A lender takes security so that if shortly borrower is not in a position to make repayment of the loan then the lender can take possession of the asset given as collateral.
Therefore, secured personal loan banks enjoy the surety and an individual can enjoy the lower interest rates.
For example home mortgage, home equity loan, home equity lines of credit, and vehicle loans.
- An unsecured loan is a loan that does not require a borrower to provide any security to the moneylender at the time of taking a loan from the lender.
- In other words, the unsecured personal loan doesn’t require any collateral such as a car, house, or jewelry to raise loans.
- People who don’t have any security or collateral can raise unsecured personal loans.

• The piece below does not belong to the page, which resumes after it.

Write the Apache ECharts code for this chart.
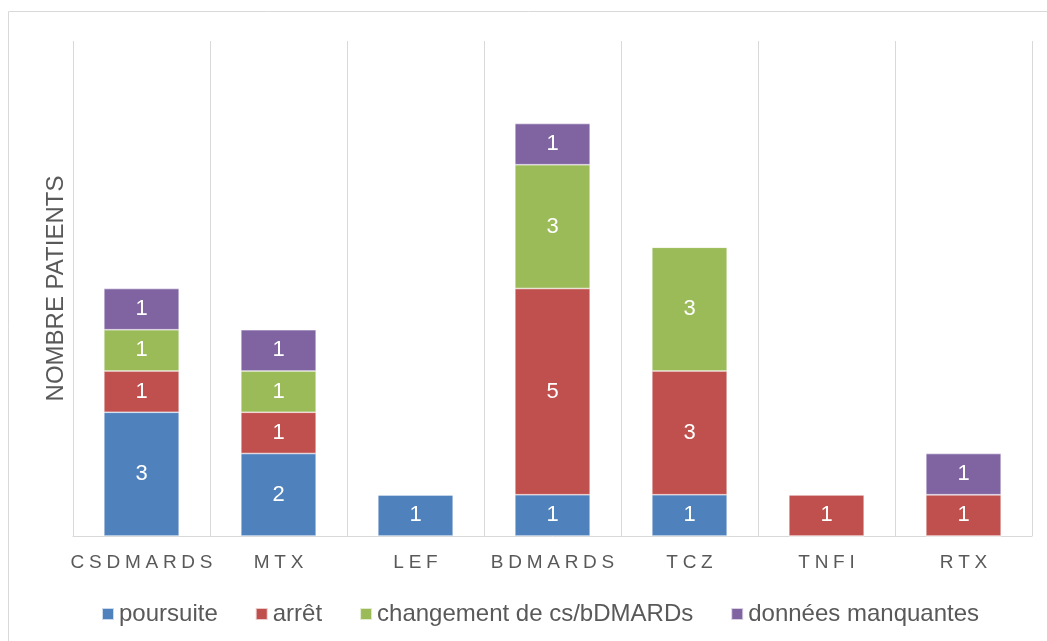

- Therefore in unsecured loan If a borrower is in default, the lender has no legal recourse such as foreclosing a home loan or repossessing your vehicle for non-payment.
Fixed-rate personal loan
The interest rate charged for these loans remains the same throughout the loan term. Installment loans typically carry fixed rates while lines of credit usually have variable rates.
Variable interest loan
- A variable interest loan rate can change or vary at any time during the term.
- Personal lines of credit generally carry a variable interest rate, but interest rate doesn’t need to be variable in all personal loans it can either be fixed or variable.
- The variable loan also carries caps which limits the change in an interest rate at each adjustment period. Due to the fluctuation in the interest rate, the repayment of loans also goes up and down.
- Installments loan are loans that are made for a specific amount and are repaid in equal periodic installments over an established year.
- Installment loans can be secured or unsecured. Installment loans offer fixed interest rates and are a preferable choice for a one-time expense such as debt consolidation, paying off medical bills, or funding a home improvement project.
For example – mortgages, home equity loans, and unsecured personal loans.
- A student loan is a loan which generally raised by the students or by the guardians for the higher studies of the children.
- When a student is having a low budget but wants to do higher studies there is the easy availability of student loans.
- Fortunately, many lending institutions recognize the financial burden university students are facing therefore offering assistance in the form of a student loan to meet their personal requirements.
- This loan can help purchase a laptop, textbooks, and other such educational expenses. So you can avoid the stress of holding down a part-time job while studying.